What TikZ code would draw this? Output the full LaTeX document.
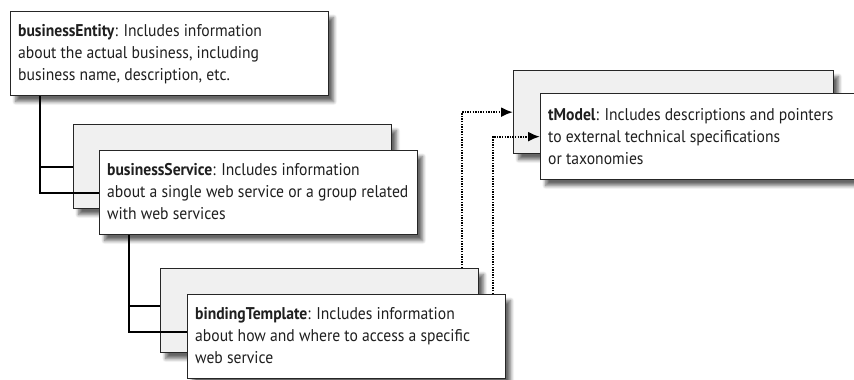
\documentclass[tikz,border=0pt]{standalone}
\usepackage{fontspec}
\setmainfont{PT Sans}[FakeStretch=0.92]
\usetikzlibrary{calc,shadows.blur,arrows.meta}
\begin{document}
\begin{tikzpicture}[x=1pt,y=-1pt,
  boxshadow/.style={blur shadow={shadow xshift=5pt,shadow yshift=-6pt,shadow blur steps=6,shadow blur radius=3.5pt,shadow opacity=60}},
  frontbox/.style={draw=black!85,line width=1.3pt,fill=white,minimum width=318pt,minimum height=84pt,anchor=north west,inner sep=0pt,boxshadow},
  backbox/.style={frontbox,fill=black!6},
  txt/.style={anchor=north west,inner sep=0pt,align=left,font=\fontsize{17}{22}\selectfont,text=black!88},
  conn/.style={line width=2pt,black},
  dots/.style={line width=2pt,black,dash pattern=on 1.4pt off 1.2pt,-{Latex[length=12pt,width=10pt]}}
]
\useasboundingbox (0,0) rectangle (854,380);
% boxes
\node[frontbox] (be) at (10,11) {};
\node[backbox] (bsb) at (73,124) {};
\node[frontbox] (bsf) at (99,150) {};
\node[backbox] (btb) at (160,268) {};
\node[frontbox] (btf) at (187,294) {};
\node[backbox,minimum width=320pt,minimum height=83pt] (tmb) at (513,70) {};
\node[frontbox,minimum width=340pt,minimum height=86pt] (tmf) at (540,93) {};
% texts
\node[txt] (bet) at ($(be.north west)+(8,13)$) {\textbf{businessEntity}: Includes information\\about the actual business, including\\business name, description, etc.};
\node[txt] (bst) at ($(bsf.north west)+(8,13)$) {\textbf{businessService}: Includes information\\about a single web service or a group related\\with web services};
\node[txt] (btt) at ($(btf.north west)+(8,13)$) {\textbf{bindingTemplate}: Includes information\\about how and where to access a specific\\web service};
\node[txt] (tmt) at ($(tmf.north west)+(8,15)$) {\textbf{tModel}: Includes descriptions and pointers\\to external technical specifications\\or taxonomies};
% tree connectors
\coordinate (c1) at ($(be.south west)+(30,0)$);
\draw[conn] (c1) |- (bsb.west);
\draw[conn] (c1) |- (bsf.west);
\coordinate (c2) at ($(bsf.south west)+(30,0)$);
\draw[conn] (c2) |- ($(btb.west)+(0,-5)$);
\draw[conn] (c2) |- ($(btf.west)+(0,-5)$);
% dotted pointers
\draw[dots] ($(btb.north west)+(302,0)$) |- (tmb.west);
\draw[dots] ($(btf.north west)+(306,0)$) |- (tmf.west);
\end{tikzpicture}
\end{document}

★ ★ ★ ★

→ **Work to complete**
Exclude every picture and copy the remaining data exactly.

→ **Finished exercise**
What TikZ code would draw this? Output the full LaTeX document.
\documentclass[tikz,border=0pt]{standalone}
\usepackage{fontspec}
\setmainfont{PT Sans}[FakeStretch=0.92]
\usetikzlibrary{calc,shadows.blur,arrows.meta}
\begin{document}
\begin{tikzpicture}[x=1pt,y=-1pt,
  boxshadow/.style={blur shadow={shadow xshift=5pt,shadow yshift=-6pt,shadow blur steps=6,shadow blur radius=3.5pt,shadow opacity=60}},
  frontbox/.style={draw=black!85,line width=1.3pt,fill=white,minimum width=318pt,minimum height=84pt,anchor=north west,inner sep=0pt,boxshadow},
  backbox/.style={frontbox,fill=black!6},
  txt/.style={anchor=north west,inner sep=0pt,align=left,font=\fontsize{17}{22}\selectfont,text=black!88},
  conn/.style={line width=2pt,black},
  dots/.style={line width=2pt,black,dash pattern=on 1.4pt off 1.2pt,-{Latex[length=12pt,width=10pt]}}
]
\useasboundingbox (0,0) rectangle (854,380);
% boxes
\node[frontbox] (be) at (10,11) {};
\node[backbox] (bsb) at (73,124) {};
\node[frontbox] (bsf) at (99,150) {};
\node[backbox] (btb) at (160,268) {};
\node[frontbox] (btf) at (187,294) {};
\node[backbox,minimum width=320pt,minimum height=83pt] (tmb) at (513,70) {};
\node[frontbox,minimum width=340pt,minimum height=86pt] (tmf) at (540,93) {};
% texts
\node[txt] (bet) at ($(be.north west)+(8,13)$) {\textbf{businessEntity}: Includes information\\about the actual business, including\\business name, description, etc.};
\node[txt] (bst) at ($(bsf.north west)+(8,13)$) {\textbf{businessService}: Includes information\\about a single web service or a group related\\with web services};
\node[txt] (btt) at ($(btf.north west)+(8,13)$) {\textbf{bindingTemplate}: Includes information\\about how and where to access a specific\\web service};
\node[txt] (tmt) at ($(tmf.north west)+(8,15)$) {\textbf{tModel}: Includes descriptions and pointers\\to external technical specifications\\or taxonomies};
% tree connectors
\coordinate (c1) at ($(be.south west)+(30,0)$);
\draw[conn] (c1) |- (bsb.west);
\draw[conn] (c1) |- (bsf.west);
\coordinate (c2) at ($(bsf.south west)+(30,0)$);
\draw[conn] (c2) |- ($(btb.west)+(0,-5)$);
\draw[conn] (c2) |- ($(btf.west)+(0,-5)$);
% dotted pointers
\draw[dots] ($(btb.north west)+(302,0)$) |- (tmb.west);
\draw[dots] ($(btf.north west)+(306,0)$) |- (tmf.west);
\end{tikzpicture}
\end{document}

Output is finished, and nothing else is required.